In February 2008, while I was still working in Blackfoot, Idaho, I was assigned to cover the local Democratic Party presidential caucus. The field was down to two candidates: then-Sens. Hillary Clinton and Barack Obama.
I’d never seen anything quite like it in the political arena. In primaries and general elections, campaigning for one candidate over another is unwelcome. But at the caucus, it wasn’t just welcomed, it was encouraged almost to the level of being the whole point of the caucus.
Caucuses are entirely different from a primary system for nominating candidates. They take a bigger time commitment than just going to a polling place and casting a vote, so turnout is lower than in a primary — there were maybe 100 people at that 2008 caucus, out of a county of about 40,000 people — but the people who show up are that much more dedicated to their candidate.
Primaries and general elections are much more clinical, although the campaigning isn’t, and by the time the parties convene for their national conventions, there won’t be any surprises who the nominee will be — the biggest surprise might be a late announcement of a vice presidential running mate.
I would encourage anyone who identifies with a political party to participate in a caucus, at least as long as there is a meaningful choice to be made.
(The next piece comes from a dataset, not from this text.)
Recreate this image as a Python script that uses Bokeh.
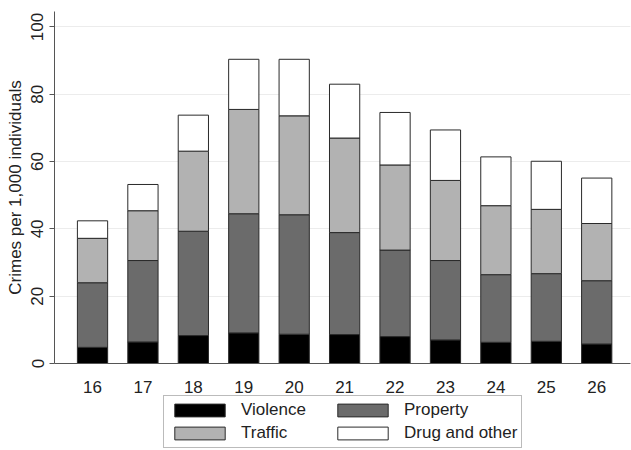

I really doubt there will be much debate on candidates at the Democratic Party caucuses, scheduled for April 14. But there are meaningful choices in the Republican Party race.
I hope Kansans will still have a meaningful choice to make in the Republican Party caucuses, scheduled for March 10. This year’s “Super Tuesday” primaries will be earlier that same week, with Alaska, Georgia, Idaho, Massachusetts, North Dakota, Ohio, Oklahoma, Tennessee, Vermont, and Virginia going to the polls March 6. The race may not remain competitive after those states’ delegates are awarded.
If the race is competitive after Super Tuesday, any registered Republican could do themselves a favor by investing a couple of hours getting experience in the process that goes deeper than stepping in a voting booth or putting up yard signs.